Six months ago when SAP announced plans to buy Qualtrics for $8 billion, the ankle-biters screeched, “They’re paying way too much!”
Three months ago when SAP announced it was going to churn a tiny percentage of its workforce to ensure it could bring in top-priority skills for the future, the nickel-counters howled, “They’re gutting the company!”
Within the past several weeks, as two executive-board members left the company, the knicker-knotters wailed, “They’re falling to pieces!”
So we can only wonder what the doomsday brigade is blubbering about now. Because SAP’s blockbuster Q1 results sent its stock price rocketing up 12% as the company delivered stellar results across every phase of its business.
Putting SAP Q1 Revenue in Context
Back in the rational world, what SAP’s leadership team has really been up to transcends those short-term and fleeting details by light-years. SAP is rewriting the rules of the enterprise-apps business in ways that every competitor will have to respond to in some fashion.

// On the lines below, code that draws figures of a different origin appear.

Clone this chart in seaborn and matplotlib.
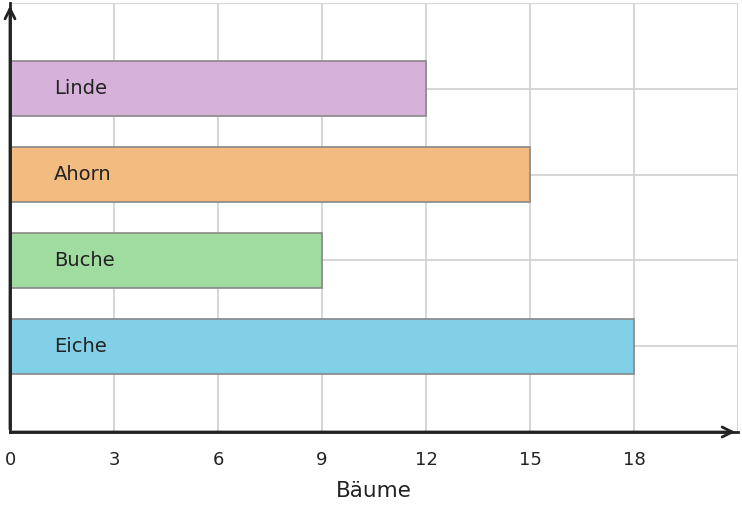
import matplotlib
matplotlib.use('Agg')
import matplotlib.pyplot as plt
import seaborn as sns
import pandas as pd

# Daten
baumarten = ['Linde', 'Ahorn', 'Buche', 'Eiche']
anzahl = [12, 15, 9, 18]
farben = ['#d6b1d9', '#f2bb80', '#a0dba0', '#82cfe8']
x_ticks = [0, 3, 6, 9, 12, 15, 18, 21]
x_labels = ['0', '3', '6', '9', '12', '15', '18', '']

sns.set_style('white')
plt.rcParams['font.family'] = ['DejaVu Sans']

df = pd.DataFrame({'art': baumarten, 'n': anzahl})

fig = plt.figure(figsize=(7.42, 5.08), dpi=100)
ax = fig.add_axes([10 / 742, 76 / 508, 728 / 742, 429 / 508])

sns.barplot(data=df, x='n', y='art', hue='art', order=baumarten,
            palette=farben, saturation=1, orient='h', width=0.64, ax=ax,
            edgecolor='#888888', linewidth=1.2, legend=False, zorder=2)

ax.set_xlim(0, 21)
ax.set_ylim(4, -1)
ax.set_xticks(x_ticks)
ax.set_xticklabels(x_labels, fontsize=13, color='#222222')
ax.set_yticks([-1, 0, 1, 2, 3])
ax.set_yticklabels([])
ax.tick_params(axis='x', direction='in', length=6, width=1.5, color='#222222', pad=14)
ax.tick_params(axis='y', length=0)
ax.grid(True, color='#d0d0d0', linewidth=1.2, zorder=0)
ax.set_axisbelow(True)

# Beschriftungen in den Balken
for i, name in enumerate(baumarten):
    ax.text(1.27, i, name, va='center', ha='left', fontsize=14, color='#222222', zorder=3)

ax.set_xlabel('Bäume', fontsize=15.5, color='#222222', labelpad=8)
ax.set_ylabel('')

for s in ['top', 'right']:
    ax.spines[s].set_visible(False)
for s in ['left', 'bottom']:
    ax.spines[s].set_color('#222222')
    ax.spines[s].set_linewidth(2)

# Pfeile an den Achsen
ax.annotate('', xy=(1.0, 0), xytext=(0, 0), xycoords='axes fraction',
            arrowprops=dict(arrowstyle='->', color='#222222', lw=2, mutation_scale=18),
            annotation_clip=False)
ax.annotate('', xy=(0, 1.0), xytext=(0, 0), xycoords='axes fraction',
            arrowprops=dict(arrowstyle='->', color='#222222', lw=2, mutation_scale=18),
            annotation_clip=False)

fig.savefig('out.png', dpi=100)
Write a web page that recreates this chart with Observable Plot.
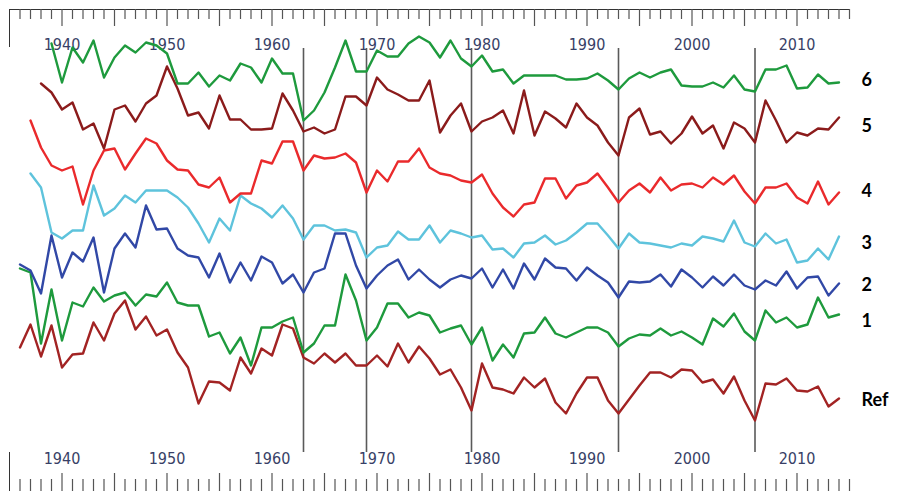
<!DOCTYPE html>
<html>
<head>
<meta charset="utf-8">
<script src="https://cdn.jsdelivr.net/npm/d3@7"></script>
<script src="https://cdn.jsdelivr.net/npm/@observablehq/plot@0.6"></script>
<style>
  html, body { margin: 0; padding: 0; background: #fff; }
  svg { display: block; }
</style>
</head>
<body>
<div id="chart"></div>
<script>
// ---- data (stacked index values) ----
const years = d3.range(1936, 2015);

const refStart = 1936;
const ref = [
  15.3, 17.6, 14.4, 17.5, 13.3, 14.6, 14.7, 17.8, 16.0, 18.7,
  20.0, 17.1, 18.4, 16.5, 17.1, 14.8, 13.3, 9.7, 11.9, 11.8,
  11.0, 14.3, 12.7, 15.2, 14.5, 17.6, 17.2, 14.3, 13.7, 14.7,
  13.8, 14.7, 13.5, 13.5, 14.5, 13.4, 15.7, 13.8, 15.4, 14.2,
  12.6, 13.1, 11.3, 9.0, 13.7, 11.3, 11.1, 10.7, 12.3, 11.3,
  12.2, 9.8, 8.7, 10.7, 12.3, 12.3, 10.0, 8.7, 10.1, 11.5,
  12.8, 12.8, 12.3, 13.1, 13.0, 11.8, 12.1, 10.7, 12.4, 10.0,
  8.0, 11.7, 11.6, 12.2, 11.0, 10.9, 11.4, 9.4, 10.2
];

const s1Start = 1936;
const s1 = [
  23.2, 22.8, 15.7, 21.1, 16.0, 19.8, 19.4, 21.3, 19.9, 20.5,
  20.8, 19.5, 20.6, 20.4, 21.8, 19.8, 19.5, 19.5, 16.4, 16.8,
  14.7, 16.3, 13.5, 17.3, 17.3, 17.9, 18.3, 14.8, 15.7, 17.5,
  17.5, 22.6, 20.0, 16.0, 17.3, 19.7, 19.7, 18.3, 18.8, 18.5,
  16.8, 17.2, 17.5, 15.6, 17.3, 14.0, 15.6, 14.3, 16.7, 16.8,
  18.3, 16.7, 16.3, 16.8, 17.3, 17.3, 16.8, 15.4, 16.2, 16.6,
  16.5, 17.2, 16.5, 16.9, 16.3, 15.6, 18.2, 17.4, 18.7, 16.9,
  16.0, 19.0, 17.8, 18.3, 17.3, 17.6, 20.3, 18.3, 18.6
];

const s2Start = 1936;
const s2 = [
  23.6, 23.0, 20.7, 26.5, 22.3, 24.8, 23.9, 26.3, 20.8, 25.2,
  26.7, 25.3, 29.5, 27.1, 27.2, 25.2, 24.5, 24.3, 22.3, 24.7,
  21.8, 23.8, 22.0, 24.4, 23.8, 21.7, 22.6, 20.8, 22.8, 23.2,
  26.7, 26.7, 23.5, 21.2, 22.5, 23.5, 24.1, 22.1, 23.1, 22.1,
  21.3, 22.1, 22.5, 22.2, 23.2, 21.3, 23.1, 21.2, 23.7, 22.1,
  24.2, 23.3, 23.2, 22.0, 23.3, 22.5, 21.8, 20.3, 21.9, 21.8,
  21.9, 22.6, 21.4, 23.1, 22.3, 21.3, 22.4, 21.5, 22.6, 21.5,
  21.1, 22.0, 21.5, 22.9, 21.2, 22.3, 22.4, 20.5, 21.7
];

const s3Start = 1937;
const s3 = [
  32.7, 31.3, 26.8, 26.2, 27.0, 27.0, 31.5, 28.5, 29.2, 30.5,
  29.8, 31.0, 31.0, 31.0, 30.3, 29.3, 27.7, 25.8, 28.2, 27.0,
  30.5, 29.7, 29.2, 28.3, 29.5, 28.2, 26.1, 27.5, 27.5, 27.0,
  27.1, 26.8, 24.3, 25.3, 25.5, 26.9, 26.1, 26.1, 27.5, 25.8,
  27.0, 26.7, 26.3, 26.5, 25.1, 25.2, 24.3, 25.7, 25.8, 26.5,
  25.6, 26.0, 26.8, 27.7, 27.7, 26.5, 25.2, 26.7, 25.8, 25.7,
  25.5, 25.3, 25.7, 25.5, 26.4, 26.2, 25.9, 28.0, 25.8, 25.4,
  26.7, 25.7, 26.1, 23.8, 24.0, 25.2, 24.1, 26.4
];

const s4Start = 1937;
const s4 = [
  38.0, 35.3, 33.5, 33.0, 33.4, 29.6, 33.0, 35.0, 35.2, 33.1,
  34.7, 36.2, 35.7, 34.0, 33.1, 33.0, 31.6, 31.3, 32.3, 29.8,
  30.7, 30.7, 34.0, 33.7, 35.9, 35.9, 33.0, 34.5, 34.2, 34.3,
  34.7, 33.8, 30.8, 33.0, 31.9, 33.9, 33.9, 35.2, 33.3, 32.7,
  32.5, 32.0, 31.8, 32.6, 30.7, 29.3, 28.4, 29.6, 29.8, 32.2,
  32.2, 30.2, 31.5, 31.8, 32.7, 31.3, 29.8, 31.0, 31.7, 30.8,
  32.3, 31.0, 31.6, 31.7, 31.3, 32.3, 31.6, 32.5, 30.9, 29.7,
  31.3, 31.3, 31.7, 30.3, 29.7, 31.9, 29.6, 30.8
];

const s5Start = 1938;
const s5 = [
  41.7, 40.8, 39.1, 39.8, 37.1, 37.7, 35.2, 39.1, 39.5, 37.9,
  39.7, 40.5, 43.4, 41.2, 38.5, 38.8, 37.2, 40.5, 38.1, 38.1,
  37.1, 37.1, 37.2, 40.7, 39.0, 36.9, 37.3, 36.7, 37.1, 40.4,
  40.4, 39.5, 42.3, 41.1, 40.6, 40.0, 40.0, 42.0, 36.8, 38.5,
  39.7, 36.9, 37.9, 38.3, 39.0, 36.7, 41.0, 36.5, 38.9, 38.2,
  37.3, 39.7, 38.3, 37.5, 35.8, 34.5, 38.3, 39.2, 36.6, 36.9,
  35.7, 36.7, 38.4, 36.7, 37.5, 35.2, 37.8, 37.2, 35.8, 40.0,
  38.0, 35.8, 36.8, 36.5, 37.2, 37.1, 38.3
];

const s6Start = 1939;
const s6 = [
  45.7, 41.8, 45.3, 43.8, 46.0, 42.3, 44.3, 45.5, 44.8, 45.8,
  45.5, 44.7, 41.7, 41.7, 42.8, 41.4, 42.5, 42.0, 43.7, 43.3,
  41.8, 44.2, 42.7, 42.7, 38.0, 39.0, 40.8, 43.3, 46.0, 42.9,
  42.9, 45.0, 44.4, 44.4, 45.7, 46.4, 45.8, 44.3, 46.0, 44.2,
  43.4, 44.5, 42.9, 43.1, 41.7, 42.5, 42.5, 42.5, 42.5, 42.1,
  42.1, 42.2, 42.7, 42.0, 41.1, 42.2, 42.8, 42.3, 42.8, 43.1,
  41.5, 41.4, 41.4, 41.8, 41.3, 42.5, 41.1, 40.9, 43.1, 43.1,
  43.5, 41.2, 41.3, 42.6, 41.7, 41.8
];

const breakYears = [1963, 1969, 1979, 1993, 2006];
const decadeLabels = [1940, 1950, 1960, 1970, 1980, 1990, 2000, 2010];
const seriesNames = ["6", "5", "4", "3", "2", "1", "Ref"];
const seriesLabelY = [42.0, 37.4, 30.9, 25.7, 21.5, 17.9, 10.0];

// ---- build table ----
const defs = [
  { name: "Ref", start: refStart, values: ref, color: "#a22323" },
  { name: "1",   start: s1Start,  values: s1,  color: "#1e9a3d" },
  { name: "2",   start: s2Start,  values: s2,  color: "#3148a6" },
  { name: "3",   start: s3Start,  values: s3,  color: "#5ec3dc" },
  { name: "4",   start: s4Start,  values: s4,  color: "#ea2a2c" },
  { name: "5",   start: s5Start,  values: s5,  color: "#8b1b1b" },
  { name: "6",   start: s6Start,  values: s6,  color: "#1e9a3d" }
];
const rows = defs.flatMap(s => s.values.map((v, i) => ({ series: s.name, year: s.start + i, value: v })));

const minorTicks = years.filter(y => y % 5 !== 0).concat([2015]);
const majorTicks = years.filter(y => y % 5 === 0);

const tickColor = "#555";
const labelFont = "'Liberation Sans Narrow', 'Arial Narrow', 'DejaVu Sans Condensed', sans-serif";

const chart = Plot.plot({
  width: 897,
  height: 491,
  marginLeft: 9,
  marginRight: 48,
  marginTop: 9,
  marginBottom: 0,
  x: { domain: [1935, 2015], axis: null },
  y: { domain: [0.9, 49.1], axis: null },
  marks: [
    // top frame line
    Plot.ruleY([49.1], { stroke: "#333", strokeWidth: 1 }),
    // left frame stubs
    Plot.ruleX([1935], { stroke: "#333", insetBottom: 444 }),
    Plot.ruleX([1935], { stroke: "#333", insetTop: 443 }),
    // top ticks
    Plot.ruleX(minorTicks, { stroke: tickColor, strokeWidth: 1.2, insetBottom: 472 }),
    Plot.ruleX(majorTicks, { stroke: tickColor, strokeWidth: 1.2, insetBottom: 465 }),
    // bottom ticks
    Plot.ruleX(minorTicks, { stroke: tickColor, strokeWidth: 1.2, insetTop: 470 }),
    Plot.ruleX(majorTicks, { stroke: tickColor, strokeWidth: 1.2, insetTop: 464 }),
    // tick labels
    Plot.text(decadeLabels, { x: d => d, text: d => String(d), frameAnchor: "top", dy: 29,
      fill: "#383f66", fontSize: 16, fontFamily: labelFont }),
    Plot.text(decadeLabels, { x: d => d, text: d => String(d), frameAnchor: "bottom", dy: -28,
      fill: "#383f66", fontSize: 16, fontFamily: labelFont }),
    // break lines
    Plot.ruleX(breakYears, { stroke: "#5a5a5a", strokeWidth: 1.6, insetTop: 39, insetBottom: 39 }),
    // series lines
    ...defs.map(s => Plot.line(rows.filter(r => r.series === s.name), {
      x: "year", y: "value", stroke: s.color, strokeWidth: 2.4,
      strokeLinejoin: "round", strokeLinecap: "round"
    })),
    // series labels
    Plot.text(seriesNames, { x: () => 2015, y: (d, i) => seriesLabelY[i], text: d => d,
      dx: 12, textAnchor: "start", fill: "#000", fontSize: 18, fontWeight: "bold",
      fontFamily: "Lato, 'Open Sans', sans-serif" })
  ]
});

document.getElementById("chart").appendChild(chart);
</script>
</body>
</html>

And while that Qualtrics acquisition isn’t the only factor behind this momentous disruption, it is surely the primary one. Because it enables SAP to do what many enterprise-software companies have wanted to do for years but have not been able to achieve:
- offer a consistent set of truly end-to-end solutions that unites supply chain and demand chain for a true 360-degree view of the customer;
- span the formerly disparate worlds of on-premises and SaaS;
- capitalize on the current—and completely valid—obsession among companies in every industry for creating fabulous customer experiences;
- obliterate data silos; and
- infuse every application in its massive portfolio with modern technologies from ML to IoT to advanced analytics and AI.
From the SAP Q1 2019 Earnings Call
CEO Bill McDermott hammered this point home in yesterday’s earnings call with analysts. McDermott offered this perspective on how Qualtrics and experience management completely transforms—and transcends—the CRM space:
“When you add experience-management context to the customer relationship, now you’re talking about a whole new system of innovation” as opposed to traditional systems of record like CRM, McDermott said.
“So we have fundamentally moved the cheese—the CRM game is different and the best part about that is the experience economy is a massive market. And at the same time, this is complementing our core,” he continued, laying out the 360-degree strategy.
“This is making the intelligent enterprise more relevant than ever. So while it’s really great as an entirely new category, what we’re seeing is it’s really amplifying the power of the SAP core—and that’s the intelligent enterprise vision we’ve been on for several years now.”
SAP Q1 Cloud Revenue By the Numbers
Just a lot of fancy talk? Anyone who thinks that deserves to be lumped in with the geniuses who carped about the Qualtrics deal. Or those who wet the bed over the very normal employee turnover. The proof is in the superb numbers SAP posted yesterday. You can get the full story here, but let me offer a few Q1 highlights:
- cloud revenue of $1.77 billion, up 41% in constant currency;
- software and cloud revenue of $5.64 billion;
- cloud subscribers totaling 195 million;
- cloud revenue by region: Americas up 49%, or 39% constant currency; EMEA up 42%, or 39% in constant currency; and APJ up 55%, or 51% in constant currency;
- Business Network revenue (Ariba, Concur and Fieldglass) of $829 million, up 18%;
- Customer and Experience Management revenue of $342 million, up more than 100%;
- projected cloud revenue for 2020 of $9.6 billion to $10.2 billion totaling almost one-third of total projected SAP 2020 revenue of $32 billion; and
- projected cloud revenue for 2023 of more than $16.9 billion, making up almost half of total projected SAP 2023 revenue of $39.2 billion.

Early last month, after attending Qualtrics’ annual customer conference and getting to hear from some SAP executives about the full power of the acquisition, I stuck my neck out a bit—well, actually, a lot—and wrote a piece called I Have Seen the Future of Enterprise Software, And It Is SAP Qualtrics.
And after seeing SAP’s Q1 results and hearing about their plans to continue disrupting the software business to meet the needs of the global digital economy, I’m more certain than ever that that headline is completely valid.
Disclosure: At the time of this writing SAP was a client of Evans Strategic Communications LLC.